13.   Simplifying Income Tax Preparation and Resolving Disputes
(a)   The pre-filled tax returns will include interest from bank and post office accounts, dividend income as well as capital gain from listed securities  (sale and purchase of securities) details
(b)   The budget proposes to introduce faceless Income Tax Appellate Tribunal (ITAT). The scrutiny and appeal process is already faceless.
(c)   Income Tax Settlement Commission will be discontinued and the Board of Settlement will take on the pending cases, mainly for big tax payers.
(d)   Small and medium taxpayers having taxable income up to 50 lakhs and disputed income of up to 10 lakhs will have an option to opt for resolving disputes through Dispute Resolution Committee (DRC)

Analysis:
The Government is consciously making steps to reduce compliance burden of the tax payers, speed up the process of collecting data for tax return filing, simplifying income tax return preparation, reduce differences between income declared and assessed as well as resolving disputes. With DRC, even small and medium taxpayers would have access to resolving disputes. All these steps shows seriousness of the government to provide tax certainly, reduce disputes if there is any, to resolve it quickly giving positive experience to the taxpayers.

14.   Reduced Due Date of Filing, processing of Income Tax Returns and assessment
(a)   Income tax return is to be filed within 9 months (reduced from 12 months) from the end of financial year, i.e. by December 31. Earlier the deadline was end of assessment year i.e. March 31.
(b)   Any revised return is also to be filed within 3 months prior to the end of Assessment year i.e. by December 31.
(c)   Similarly, Income Tax department would also have to send intimation of the assessment within 9 months after end of financial year i.e. by December 31.
(d)   The scrutiny notice is to be sent within 3 months (reduced from 6 months) from the end of the year in which return was filed i.e. by June 30 (from September 30).
(e)   Time limit for reopening assessment is reduced from 6 to 3 years unless there is an evidence of escaped assessment of 50L or more and that too with an approval of the Principal Commissioner

Analysis:
The Government and the Income Tax department are working very hard to speed up the processing of the income tax returns. So, refunds are processed faster, queries if any, are communicated and followed up immediately, assessment can be completed quickly, giving peace of mind to the tax payers. Also, with reduced limitation period on reopening of assessment, the tax payers can breathe relief that the Income tax department will not come after them after 3 years.

15.   TDS
(a)   No TDS is to be deducted on Dividend payment to REITs or InvITs.
(b)   TDS on Dividend to Foreign Portfolio Investor (FPI) is to be made at a lower treaty rate
(c)   Anyone having turnover over 10 crores and buying goods of Rs. 50 lakhs from a person needs to deduct TDS @ 0.1% on purchase of goods over 50L. If the person does not have a PAN, TDS is to be deducted @ 5%.
(d)   If a person has not filed the income tax return for two prior years and if the aggregate of TDS/TCS is 50,000 or more in each of 2 previous years, TDS is to be deducted at a higher of (a) 2x the specified  rate or (b) 5% or (c) 20% if no PAN.

Analysis:
These provisions are aimed at reducing compliance, rationalizing tax burden on investors as well as increasing the tax base, finding defaulters and increasing revenue collection.

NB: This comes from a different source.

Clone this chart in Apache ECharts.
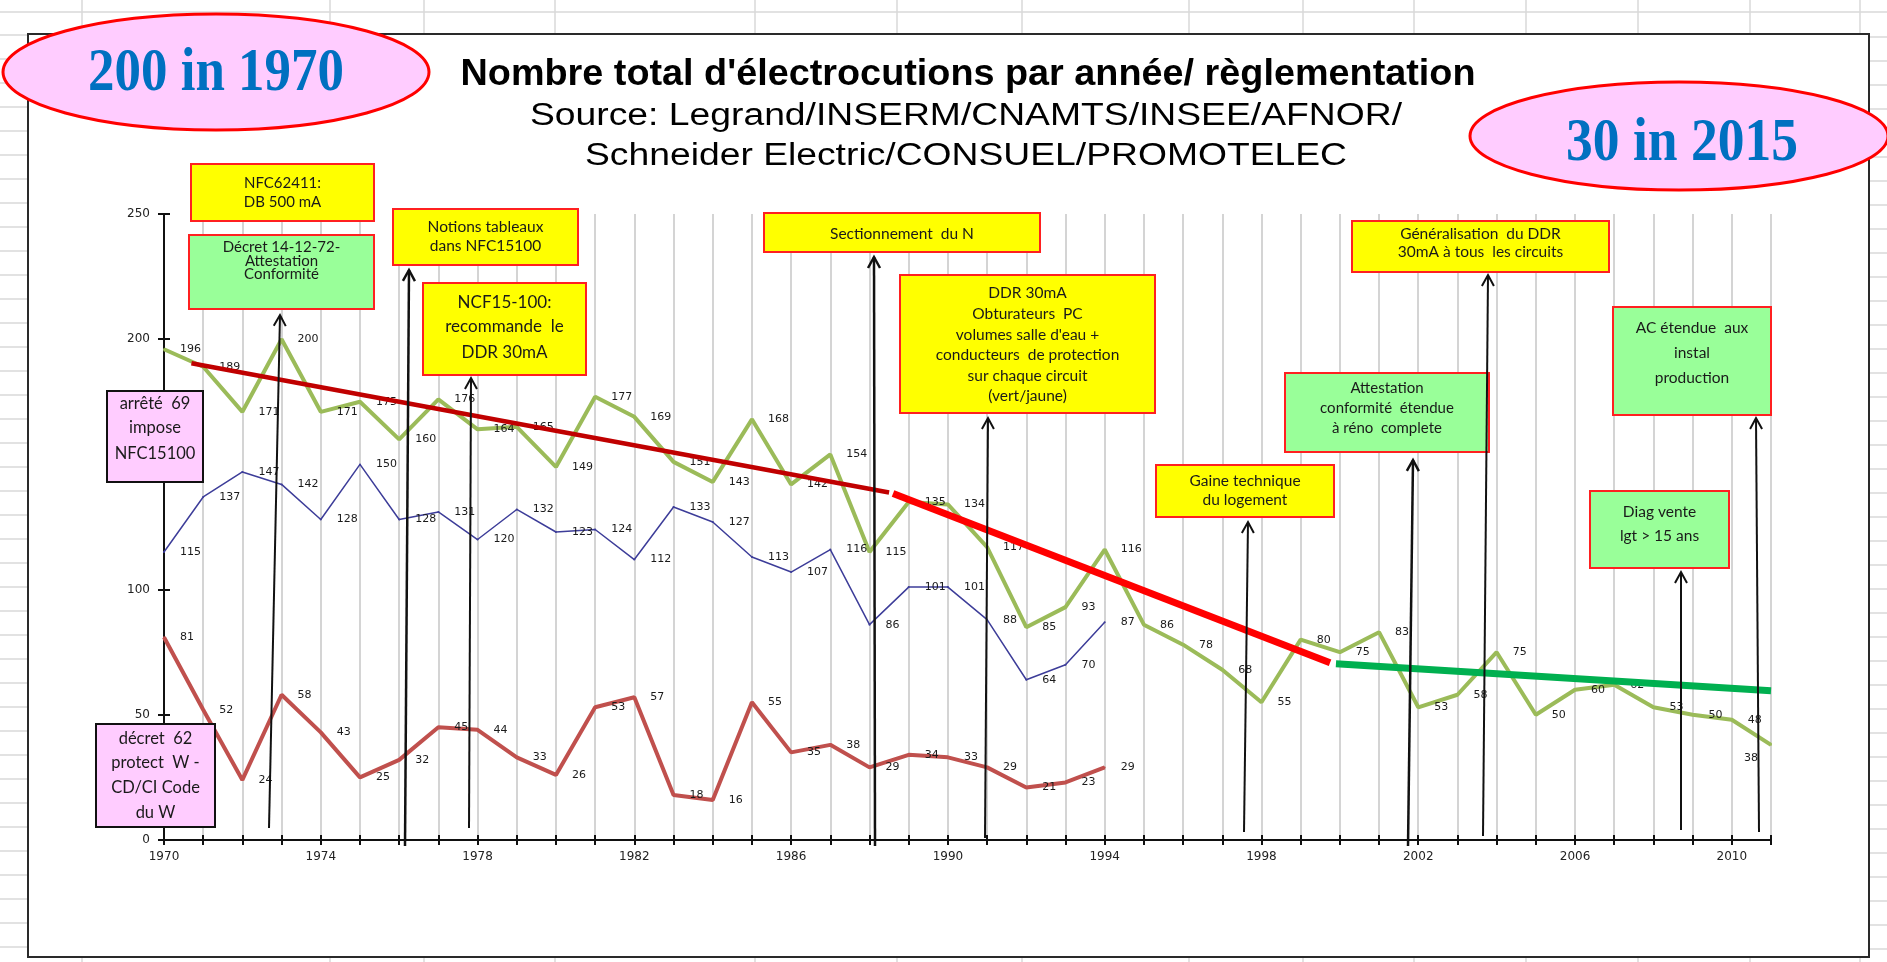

16.   Extension of benefits:
(a)   Extension of 1 year for deduction for Interest on loan for Affordable housing
(b)   Eligibility requirement of start-ups for Tax holiday is extended by 1 year
(c)   Capital gain exemption by investing in started extended by 1 year

Analysis:
These provisions are required to support the real estate industry as well as affordable housing market, driving innovation by incentivizing and promoting start-ups.

In summary, while there  is no change in tax slabs and not much change in income tax provisions, the budget was very important for a long term perspective as well as to build confidence and establish credibility in the mind of investors as well as tax payers. Thanks.